**PROBLEM REQUIREMENTS:**
Gather all lines in the entries below that include the word "matplotlib".

**Stored data entries:**
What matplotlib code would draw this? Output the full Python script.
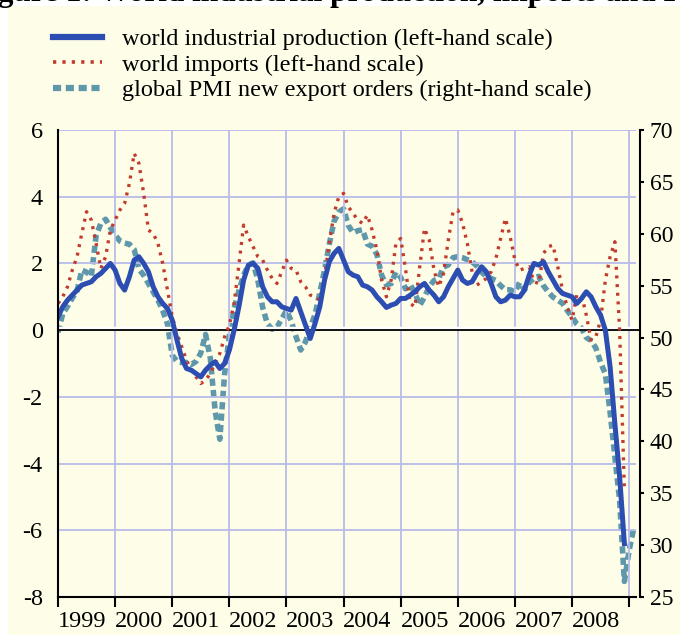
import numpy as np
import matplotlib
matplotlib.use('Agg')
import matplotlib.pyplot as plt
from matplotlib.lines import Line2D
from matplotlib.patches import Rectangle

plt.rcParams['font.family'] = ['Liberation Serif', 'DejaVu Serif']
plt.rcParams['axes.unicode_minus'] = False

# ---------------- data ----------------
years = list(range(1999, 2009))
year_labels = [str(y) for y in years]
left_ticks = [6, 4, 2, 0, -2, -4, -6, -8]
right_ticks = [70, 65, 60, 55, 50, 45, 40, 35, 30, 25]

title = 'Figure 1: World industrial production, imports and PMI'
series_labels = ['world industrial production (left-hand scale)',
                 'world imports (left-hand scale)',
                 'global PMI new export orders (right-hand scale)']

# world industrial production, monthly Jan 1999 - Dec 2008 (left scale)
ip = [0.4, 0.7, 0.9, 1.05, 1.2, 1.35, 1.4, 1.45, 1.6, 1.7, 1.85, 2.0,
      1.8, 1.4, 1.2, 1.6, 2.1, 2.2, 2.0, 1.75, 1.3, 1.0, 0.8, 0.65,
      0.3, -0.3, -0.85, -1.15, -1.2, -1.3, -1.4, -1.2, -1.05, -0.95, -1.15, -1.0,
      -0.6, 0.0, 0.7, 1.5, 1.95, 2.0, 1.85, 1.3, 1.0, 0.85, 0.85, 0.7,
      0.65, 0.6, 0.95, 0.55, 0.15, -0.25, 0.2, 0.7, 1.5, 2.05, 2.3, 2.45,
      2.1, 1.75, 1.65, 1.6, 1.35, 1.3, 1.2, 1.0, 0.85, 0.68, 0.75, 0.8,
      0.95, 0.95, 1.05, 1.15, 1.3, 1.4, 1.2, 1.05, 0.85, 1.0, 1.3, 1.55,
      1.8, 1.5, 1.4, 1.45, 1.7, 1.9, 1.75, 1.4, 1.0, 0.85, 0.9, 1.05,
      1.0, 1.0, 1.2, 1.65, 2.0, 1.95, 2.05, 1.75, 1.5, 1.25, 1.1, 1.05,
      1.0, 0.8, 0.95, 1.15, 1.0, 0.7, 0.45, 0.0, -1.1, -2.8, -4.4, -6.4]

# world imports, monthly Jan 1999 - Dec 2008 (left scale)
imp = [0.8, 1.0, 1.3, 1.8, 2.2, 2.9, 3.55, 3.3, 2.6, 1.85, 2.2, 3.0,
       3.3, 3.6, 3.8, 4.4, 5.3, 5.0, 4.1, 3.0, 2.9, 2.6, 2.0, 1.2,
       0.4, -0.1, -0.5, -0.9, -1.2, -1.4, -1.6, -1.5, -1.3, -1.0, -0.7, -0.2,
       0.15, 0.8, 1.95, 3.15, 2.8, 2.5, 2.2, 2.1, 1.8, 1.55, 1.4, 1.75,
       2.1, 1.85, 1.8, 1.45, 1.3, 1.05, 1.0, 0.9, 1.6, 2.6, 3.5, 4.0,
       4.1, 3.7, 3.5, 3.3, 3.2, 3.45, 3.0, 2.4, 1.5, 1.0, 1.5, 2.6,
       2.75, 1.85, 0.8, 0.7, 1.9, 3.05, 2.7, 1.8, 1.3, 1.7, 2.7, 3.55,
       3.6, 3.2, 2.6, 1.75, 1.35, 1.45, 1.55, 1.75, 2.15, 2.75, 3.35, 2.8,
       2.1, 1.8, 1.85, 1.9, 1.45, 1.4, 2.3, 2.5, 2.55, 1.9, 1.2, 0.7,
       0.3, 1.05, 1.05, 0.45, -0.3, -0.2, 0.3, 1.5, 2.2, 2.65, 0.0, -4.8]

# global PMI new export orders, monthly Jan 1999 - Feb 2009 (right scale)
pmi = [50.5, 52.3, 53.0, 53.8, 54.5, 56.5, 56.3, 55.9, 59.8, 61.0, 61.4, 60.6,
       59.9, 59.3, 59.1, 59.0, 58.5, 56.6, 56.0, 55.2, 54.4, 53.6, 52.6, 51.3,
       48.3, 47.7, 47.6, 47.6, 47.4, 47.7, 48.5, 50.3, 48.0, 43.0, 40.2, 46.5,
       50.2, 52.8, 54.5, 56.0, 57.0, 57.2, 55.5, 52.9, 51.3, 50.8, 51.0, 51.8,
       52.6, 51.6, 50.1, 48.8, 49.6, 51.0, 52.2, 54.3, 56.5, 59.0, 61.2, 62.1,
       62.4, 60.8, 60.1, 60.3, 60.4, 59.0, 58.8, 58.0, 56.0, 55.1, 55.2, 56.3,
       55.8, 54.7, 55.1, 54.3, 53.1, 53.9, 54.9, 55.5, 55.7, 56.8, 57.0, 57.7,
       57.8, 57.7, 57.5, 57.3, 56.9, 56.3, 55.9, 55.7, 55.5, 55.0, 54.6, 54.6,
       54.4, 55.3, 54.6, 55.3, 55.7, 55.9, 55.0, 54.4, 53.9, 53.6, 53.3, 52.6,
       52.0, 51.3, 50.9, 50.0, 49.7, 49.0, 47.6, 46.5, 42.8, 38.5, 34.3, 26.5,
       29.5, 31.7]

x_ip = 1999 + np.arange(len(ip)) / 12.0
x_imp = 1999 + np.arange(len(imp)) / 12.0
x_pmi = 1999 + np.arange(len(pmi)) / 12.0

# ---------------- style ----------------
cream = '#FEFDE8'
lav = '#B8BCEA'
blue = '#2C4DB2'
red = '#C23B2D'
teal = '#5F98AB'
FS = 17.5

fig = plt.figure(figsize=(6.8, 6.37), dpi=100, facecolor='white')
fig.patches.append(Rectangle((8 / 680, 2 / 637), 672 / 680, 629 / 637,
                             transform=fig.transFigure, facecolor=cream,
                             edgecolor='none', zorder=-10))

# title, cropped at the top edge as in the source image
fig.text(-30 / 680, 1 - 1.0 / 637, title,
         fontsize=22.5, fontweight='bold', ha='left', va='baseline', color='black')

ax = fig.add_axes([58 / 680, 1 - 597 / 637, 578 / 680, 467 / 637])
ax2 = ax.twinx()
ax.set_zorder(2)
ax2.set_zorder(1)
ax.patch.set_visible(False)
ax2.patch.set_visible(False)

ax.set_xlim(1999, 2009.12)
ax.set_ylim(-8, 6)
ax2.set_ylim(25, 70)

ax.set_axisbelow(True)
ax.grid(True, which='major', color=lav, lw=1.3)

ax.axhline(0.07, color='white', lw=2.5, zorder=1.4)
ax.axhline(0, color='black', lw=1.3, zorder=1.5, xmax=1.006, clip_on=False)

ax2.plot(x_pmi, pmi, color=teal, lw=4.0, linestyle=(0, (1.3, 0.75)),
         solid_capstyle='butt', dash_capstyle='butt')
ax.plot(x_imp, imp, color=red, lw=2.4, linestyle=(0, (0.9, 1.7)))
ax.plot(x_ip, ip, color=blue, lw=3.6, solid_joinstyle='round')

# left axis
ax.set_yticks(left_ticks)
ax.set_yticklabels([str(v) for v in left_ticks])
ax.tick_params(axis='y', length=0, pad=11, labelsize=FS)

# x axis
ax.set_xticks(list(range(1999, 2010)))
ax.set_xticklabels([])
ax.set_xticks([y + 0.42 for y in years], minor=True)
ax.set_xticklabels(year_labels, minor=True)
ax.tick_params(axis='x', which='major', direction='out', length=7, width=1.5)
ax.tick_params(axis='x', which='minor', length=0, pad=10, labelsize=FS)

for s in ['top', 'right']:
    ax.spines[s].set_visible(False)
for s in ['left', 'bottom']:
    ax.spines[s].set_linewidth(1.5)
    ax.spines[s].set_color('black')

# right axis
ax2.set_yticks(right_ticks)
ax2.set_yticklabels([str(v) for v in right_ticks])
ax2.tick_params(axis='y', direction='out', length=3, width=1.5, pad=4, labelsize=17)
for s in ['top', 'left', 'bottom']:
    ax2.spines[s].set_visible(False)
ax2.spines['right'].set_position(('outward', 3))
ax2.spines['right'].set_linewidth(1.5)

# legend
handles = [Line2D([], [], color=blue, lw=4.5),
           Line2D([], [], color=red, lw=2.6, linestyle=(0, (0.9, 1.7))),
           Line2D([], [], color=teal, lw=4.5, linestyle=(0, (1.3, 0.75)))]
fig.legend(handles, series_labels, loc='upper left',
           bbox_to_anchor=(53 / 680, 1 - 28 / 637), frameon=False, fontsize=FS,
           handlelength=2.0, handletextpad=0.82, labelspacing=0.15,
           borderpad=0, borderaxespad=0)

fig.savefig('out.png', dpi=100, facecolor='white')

---

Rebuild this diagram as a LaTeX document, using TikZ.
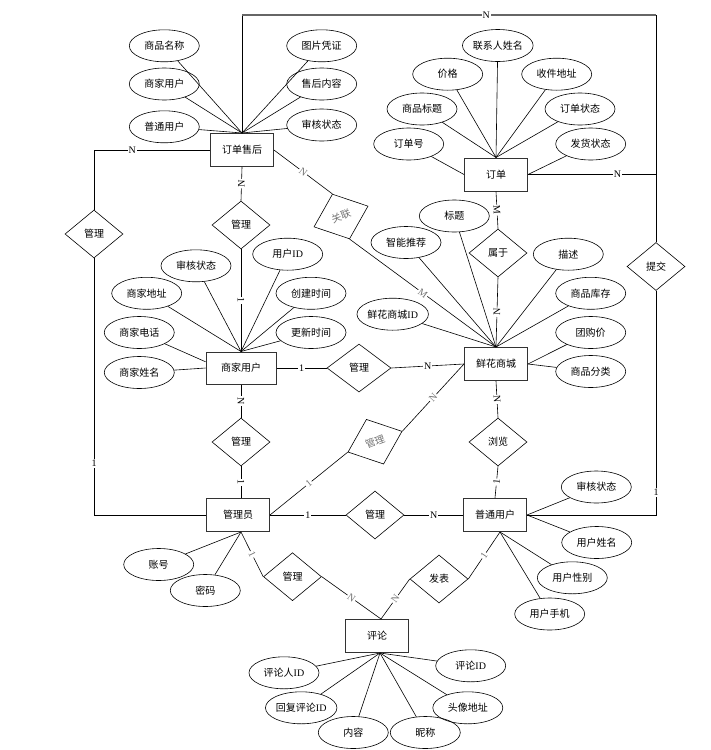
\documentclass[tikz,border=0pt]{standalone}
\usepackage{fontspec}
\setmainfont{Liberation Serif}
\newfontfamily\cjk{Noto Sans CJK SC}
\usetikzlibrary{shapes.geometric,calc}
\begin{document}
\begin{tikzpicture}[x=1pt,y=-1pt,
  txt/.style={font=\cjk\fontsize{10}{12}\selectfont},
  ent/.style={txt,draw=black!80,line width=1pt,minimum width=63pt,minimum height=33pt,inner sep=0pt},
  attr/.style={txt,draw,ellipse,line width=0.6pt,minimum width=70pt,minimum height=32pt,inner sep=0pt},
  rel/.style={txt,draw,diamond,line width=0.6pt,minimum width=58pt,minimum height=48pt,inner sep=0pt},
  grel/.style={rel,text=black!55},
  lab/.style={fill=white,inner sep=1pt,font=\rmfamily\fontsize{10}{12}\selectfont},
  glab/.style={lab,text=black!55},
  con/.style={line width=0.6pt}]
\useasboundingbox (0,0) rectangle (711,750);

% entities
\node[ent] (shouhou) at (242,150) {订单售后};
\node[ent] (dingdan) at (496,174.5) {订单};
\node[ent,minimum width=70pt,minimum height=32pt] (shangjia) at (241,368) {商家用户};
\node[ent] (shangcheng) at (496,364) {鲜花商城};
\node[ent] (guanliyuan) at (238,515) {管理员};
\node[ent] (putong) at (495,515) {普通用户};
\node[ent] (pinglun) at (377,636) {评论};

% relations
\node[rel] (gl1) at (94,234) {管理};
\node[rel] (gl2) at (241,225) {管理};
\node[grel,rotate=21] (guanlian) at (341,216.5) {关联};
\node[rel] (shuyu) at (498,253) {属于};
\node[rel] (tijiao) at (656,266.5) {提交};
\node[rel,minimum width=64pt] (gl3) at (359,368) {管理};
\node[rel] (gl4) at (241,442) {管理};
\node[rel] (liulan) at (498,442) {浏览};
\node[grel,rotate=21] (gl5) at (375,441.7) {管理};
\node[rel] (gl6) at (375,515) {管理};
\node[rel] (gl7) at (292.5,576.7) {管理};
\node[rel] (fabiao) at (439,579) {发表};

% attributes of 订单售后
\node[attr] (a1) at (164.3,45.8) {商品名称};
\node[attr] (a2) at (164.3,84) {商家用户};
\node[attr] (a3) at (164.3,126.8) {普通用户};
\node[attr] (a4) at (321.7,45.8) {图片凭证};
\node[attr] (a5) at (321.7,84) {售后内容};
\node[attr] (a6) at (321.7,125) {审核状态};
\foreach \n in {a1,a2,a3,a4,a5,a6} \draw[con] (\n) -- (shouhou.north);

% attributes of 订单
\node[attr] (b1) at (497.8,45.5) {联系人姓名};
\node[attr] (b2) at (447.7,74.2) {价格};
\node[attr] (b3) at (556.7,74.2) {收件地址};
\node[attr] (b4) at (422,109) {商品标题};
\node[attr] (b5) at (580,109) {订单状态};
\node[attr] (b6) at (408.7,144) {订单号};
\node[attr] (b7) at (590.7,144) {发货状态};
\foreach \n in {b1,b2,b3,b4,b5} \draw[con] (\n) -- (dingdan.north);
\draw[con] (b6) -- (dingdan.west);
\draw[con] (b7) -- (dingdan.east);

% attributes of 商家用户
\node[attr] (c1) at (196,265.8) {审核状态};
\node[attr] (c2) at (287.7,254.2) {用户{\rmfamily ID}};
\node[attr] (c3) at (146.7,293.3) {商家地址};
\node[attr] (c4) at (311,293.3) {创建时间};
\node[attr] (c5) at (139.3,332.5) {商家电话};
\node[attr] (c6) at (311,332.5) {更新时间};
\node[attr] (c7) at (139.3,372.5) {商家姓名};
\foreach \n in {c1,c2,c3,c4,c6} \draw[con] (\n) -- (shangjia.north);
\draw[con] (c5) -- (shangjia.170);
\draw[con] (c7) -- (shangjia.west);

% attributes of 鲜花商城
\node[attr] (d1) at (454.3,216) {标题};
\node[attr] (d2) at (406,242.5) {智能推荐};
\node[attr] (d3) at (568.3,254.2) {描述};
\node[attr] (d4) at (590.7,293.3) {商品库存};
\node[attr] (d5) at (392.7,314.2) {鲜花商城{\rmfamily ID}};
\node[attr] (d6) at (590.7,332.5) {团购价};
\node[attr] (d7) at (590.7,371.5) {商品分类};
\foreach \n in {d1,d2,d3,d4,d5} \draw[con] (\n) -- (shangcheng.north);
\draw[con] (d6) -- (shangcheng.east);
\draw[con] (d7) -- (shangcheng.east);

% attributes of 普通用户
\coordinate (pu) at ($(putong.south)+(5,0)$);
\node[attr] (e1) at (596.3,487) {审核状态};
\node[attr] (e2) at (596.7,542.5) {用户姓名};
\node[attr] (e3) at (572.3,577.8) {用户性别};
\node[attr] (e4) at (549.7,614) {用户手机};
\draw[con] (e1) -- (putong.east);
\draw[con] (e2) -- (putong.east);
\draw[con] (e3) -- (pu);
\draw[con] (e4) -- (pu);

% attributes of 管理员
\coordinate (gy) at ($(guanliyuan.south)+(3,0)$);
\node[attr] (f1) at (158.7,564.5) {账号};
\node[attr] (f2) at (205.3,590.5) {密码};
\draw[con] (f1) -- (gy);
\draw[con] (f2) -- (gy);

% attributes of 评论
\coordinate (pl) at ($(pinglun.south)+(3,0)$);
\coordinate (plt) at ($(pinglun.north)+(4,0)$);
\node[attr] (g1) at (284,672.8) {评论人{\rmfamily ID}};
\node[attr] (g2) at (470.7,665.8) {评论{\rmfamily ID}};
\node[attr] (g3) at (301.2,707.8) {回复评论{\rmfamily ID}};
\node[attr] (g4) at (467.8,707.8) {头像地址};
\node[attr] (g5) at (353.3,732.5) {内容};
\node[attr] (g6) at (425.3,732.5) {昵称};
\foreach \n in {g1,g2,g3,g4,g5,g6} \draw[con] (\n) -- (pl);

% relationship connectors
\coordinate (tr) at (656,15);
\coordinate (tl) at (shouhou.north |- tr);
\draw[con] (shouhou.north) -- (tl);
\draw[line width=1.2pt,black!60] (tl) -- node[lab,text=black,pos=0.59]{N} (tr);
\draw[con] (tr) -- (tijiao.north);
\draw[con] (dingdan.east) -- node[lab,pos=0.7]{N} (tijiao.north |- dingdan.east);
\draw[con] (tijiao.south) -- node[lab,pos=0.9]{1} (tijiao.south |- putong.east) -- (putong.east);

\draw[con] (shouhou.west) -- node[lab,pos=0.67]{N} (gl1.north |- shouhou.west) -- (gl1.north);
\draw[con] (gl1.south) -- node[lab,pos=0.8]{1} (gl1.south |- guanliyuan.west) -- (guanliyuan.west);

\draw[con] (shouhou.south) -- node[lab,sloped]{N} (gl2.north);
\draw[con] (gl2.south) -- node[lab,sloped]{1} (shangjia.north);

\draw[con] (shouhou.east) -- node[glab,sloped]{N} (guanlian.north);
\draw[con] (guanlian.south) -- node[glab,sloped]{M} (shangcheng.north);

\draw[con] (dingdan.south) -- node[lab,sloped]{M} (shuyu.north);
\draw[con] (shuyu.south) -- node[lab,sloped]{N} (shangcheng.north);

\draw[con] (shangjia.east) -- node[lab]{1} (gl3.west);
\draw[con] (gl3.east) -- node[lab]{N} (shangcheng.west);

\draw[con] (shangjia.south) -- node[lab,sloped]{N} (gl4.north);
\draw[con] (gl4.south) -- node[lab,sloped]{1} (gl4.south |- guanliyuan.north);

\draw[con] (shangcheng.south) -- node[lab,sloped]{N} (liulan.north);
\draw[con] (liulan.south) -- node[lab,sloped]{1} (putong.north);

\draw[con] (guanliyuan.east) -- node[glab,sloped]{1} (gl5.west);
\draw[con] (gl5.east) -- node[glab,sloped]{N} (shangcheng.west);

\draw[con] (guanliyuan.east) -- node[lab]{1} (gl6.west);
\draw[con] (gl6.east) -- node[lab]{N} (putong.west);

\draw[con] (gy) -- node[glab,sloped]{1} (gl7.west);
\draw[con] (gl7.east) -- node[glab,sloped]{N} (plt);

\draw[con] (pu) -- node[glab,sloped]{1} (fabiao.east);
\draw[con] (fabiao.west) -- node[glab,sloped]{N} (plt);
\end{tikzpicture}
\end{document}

**SOLUTION FOR THIS PROBLEM:**
What matplotlib code would draw this? Output the full Python script.
import matplotlib
matplotlib.use('Agg')
import matplotlib.pyplot as plt
from matplotlib.lines import Line2D
from matplotlib.patches import Rectangle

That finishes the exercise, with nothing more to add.